The summer after her freshman year at the University of Notre Dame, Annelise Gill-Wiehl ‘19 spent nine weeks working for a nonprofit in rural Uganda, living with a host family that spoke no English.  

To bond with them, she did something that didn’t take words: She helped the women of the family cook meals over their small, smoky charcoal stove. 

“I found that it didn’t matter what language you speak. If you help out with dinner, you’re immediately welcomed,” said Gill-Wiehl, now a senior and a Kellogg International Scholar

The experience introduced her to the dire health risks that millions of peoplein the developing world face as they cook on charcoal stoves and breathe pollutants that can cause everything from lung cancer to bronchitis. 

It also inspired what would eventually become her capstone project – a plan to introduce cleaner gas stoves to villagers in neighboring Tanzania, and, with the help of local employees, teach them how to use the new appliances.

“It’s one of those things where you go, ‘of course, that’s the answer,” said her advisor, Faculty Fellow Sara Sievers (global affairs). “You can’t figure out why someone didn’t think of it before.” 

She said Gill-Wiehl came up with a seemingly obvious solution to a problem that has perplexed development workers for years: how to get to people to make a major behavior change – in this case, abandoning their traditional cooking methods in favor of unfamiliar gas stoves – that can drastically reduce respiratory illnesses.

“This is the smoking of the developing world, essentially,” she said. “This is a big deal.” 

A native of St. Louis who grew up in a family of Notre Dame graduates, Gill-Wiehl came to the Kellogg Institute because it gave her a chance to pursue her interests in infrastructure development and alleviating poverty. She’s done that by combining a major in environmental engineering with an International Development Studies minor

Through a Kellogg Institute-funded internship in 2016, she worked with the Foundation for Sustainable Development in Masaka, Uganda, teaching farming skills to rural villagers.  

That internship, she said, represented the Institute’s investment in her as a scholar and future development practitioner: “It gave me a chance to see what development looks like on the ground.” 

While in Uganda, she began to ask what could be done to help villagers move away from cooking with charcoal. 

That question became the basis of her research project the following summer in Shirati, Tanzania, where, through an Experiencing The World Fellowship, she surveyed 200 village households on their current and preferred cooking methods. 

Most, she found, wanted to use gas stoves because of their ease of use and reliability. 

It’s also a method that, for many in the developing world, remains the cleanest – and healthiest – way of cooking. 

According to the World Health Organization, air pollution from indoor charcoal stoves kills four million people per year, more than malaria or tuberculosis combined. 

The health risks are particularly dire for women, who in Tanzania spend an average of three hours a day cooking – a task that is both a way to care for their families and a social activity. 

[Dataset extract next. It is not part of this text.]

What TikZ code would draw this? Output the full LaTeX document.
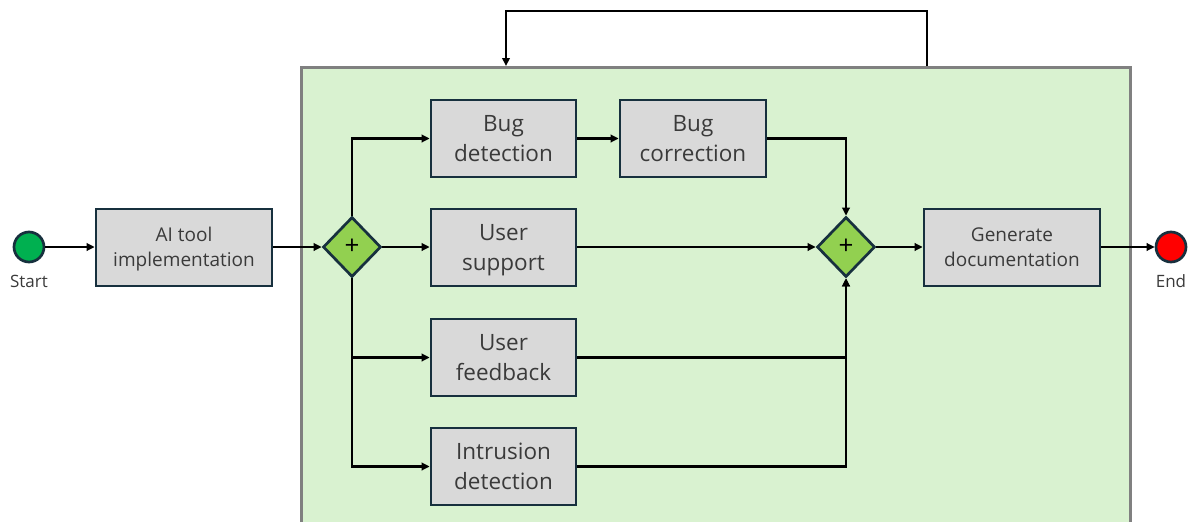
\documentclass[tikz,border=0pt]{standalone}
\usepackage{fontspec}
\setmainfont{Open Sans}
\usetikzlibrary{shapes.geometric,arrows.meta}

\definecolor{poolfill}{HTML}{D9F2D0}
\definecolor{poolline}{HTML}{808080}
\definecolor{taskfill}{HTML}{D9D9D9}
\definecolor{edgeline}{HTML}{17303E}
\definecolor{gatefill}{HTML}{92D050}
\definecolor{startfill}{HTML}{00B050}
\definecolor{endfill}{HTML}{FF0000}
\definecolor{labeltext}{HTML}{3A3A3A}

\tikzset{
  pool/.style={rectangle, draw=poolline, fill=poolfill, line width=2.5pt,
    anchor=north west, inner sep=0pt},
  task/.style={rectangle, draw=edgeline, fill=taskfill, line width=2.7pt,
    minimum width=145pt, minimum height=77pt, align=center, inner sep=0pt,
    text=labeltext, font=\fontsize{22.5}{30}\selectfont,
    text height=50pt, text depth=3.4pt},
  widetask/.style={task, minimum width=176pt, font=\fontsize{19}{25}\selectfont,
    text height=42pt, text depth=3.6pt},
  gate/.style={diamond, draw=edgeline, fill=gatefill, line width=2.7pt,
    minimum width=58pt, minimum height=60pt, inner sep=0pt,
    font=\fontsize{26}{26}\selectfont},
  event/.style={circle, draw=edgeline, line width=2.7pt, minimum size=30pt, inner sep=0pt},
  evlabel/.style={text=labeltext, font=\fontsize{17}{20}\selectfont},
  flow/.style={line width=2.6pt, -{Triangle[length=8pt,width=7.5pt]}},
}

\begin{document}
\begin{tikzpicture}[x=1pt, y=-1pt]
\useasboundingbox (0,0) rectangle (1192,522);

% sub-process area
\node[pool, minimum width=829pt, minimum height=470pt] (pool) at (300,66) {};
\coordinate (loopout) at (927,66);
\coordinate (loopin) at (506,66);

% events
\node[event, fill=startfill] (start) at (29,247) {};
\node[evlabel] (startlbl) at (29,281) {Start};
\node[event, fill=endfill] (end) at (1171,247) {};
\node[evlabel] (endlbl) at (1171,281) {End};

% tasks
\node[widetask] (impl) at (184,247.5) {AI tool\\implementation};
\node[gate] (split) at (352,247) {+};
\node[task] (bugdet) at (503.5,138.5) {Bug\\detection};
\node[task, minimum width=146pt] (bugcor) at (693,138.5) {Bug\\correction};
\node[task] (support) at (503.5,247.5) {User\\support};
\node[task] (feedback) at (503.5,357.5) {User\\feedback};
\node[task] (intrusion) at (503.5,466.5) {Intrusion\\detection};
\node[gate] (join) at (846,247) {+};
\node[widetask] (docs) at (1012,247.5) {Generate\\documentation};

% sequence flows
\draw[flow] (start.east) -- (start.east -| impl.west);
\draw[flow] (impl.east |- split.west) -- (split.west);
\draw[flow] (split.north) |- (bugdet.west);
\draw[flow] (split.east) -- (split.east -| support.west);
\draw[flow] (split.south) |- (feedback.west);
\draw[flow] (split.south) |- (intrusion.west);
\draw[flow] (bugdet.east) -- (bugcor.west);
\draw[flow] (bugcor.east) -| (join.north);
\draw[flow] (support.east |- join.west) -- (join.west);
\draw[flow] (feedback.east) -| (join.south);
\draw[flow] (intrusion.east) -| (join.south);
\draw[flow] (join.east) -- (join.east -| docs.west);
\draw[flow] (docs.east |- end.west) -- (end.west);

% repeat loop over the sub-process
\draw[flow] (loopout) -- (loopout |- 0,11) -- (loopin |- 0,11) -- (loopin);
\end{tikzpicture}
\end{document}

“Having to provide for their families is literally killing them,” Gill-Wiehl said. Children, who are often present when their mothers are cooking, are particularly vulnerable to pneumonia linked to breathing particulates from indoor fires.  

But at about $25 each, the gas stoves were financially out of reach for many families. And many were afraid to use gas stoves, because the gas cylinders that power them can essentially turn into pressurized bombs if misused. 

Gill-Wiehl returned to Shirati in the summer of 2018 on a Kellogg/Kroc Undergraduate Research Grant to launch a pilot program to distribute and train families to use the gas stoves. An NGO purchased the stove and first cylinder for each family, and two trained community technology workers then taught participants how to use them. 

They continue to visit the families every week to document how frequently they’re using the stoves and troubleshoot problems.

“We stress with the families that we’re not here to take the stove away or yell at them if they don’t use gas. We’re here to find out what the barriers are to using gas to better help them and others,” Gill-Wiehl explained. 

Her program borrows from the community health worker concept, in which trained locals provide basic health services and education to rural patients in developing countries.

Key to the success of both the community health and tech workers is their ability to establish relationships with participants, according to Sievers.

“It works because you need to build a foundation of trust with others in the community,” she said.  

She added that it’s unusual for an undergrad to pursue a pilot project with such a significant potential health impact, but Gill-Wiehl has shown an unusual amount of diligence and responsibility in her research.

“She strikes a wonderful balance between taking guidance and taking initiative,” Sievers added. “There’s a maturity associated with that that’s largely responsible for her success.”

Since returning to South Bend for the fall semester, Gill-Wiehl – who described Sievers as “the best mentor I’ve had at Notre Dame” – has continued to manage the project through texts and phone calls with the community tech workers.

While it’s still too early to draw conclusions from initial data, early results show the pilot has been extraordinarily successful in promoting long-term behavior change. Three months after its launch, 70 percent of meals were being cooked on gas stoves. 

The pilot will run through at least December and Gill-Wiehl is working to secure funding to allow it to continue through the next calendar year.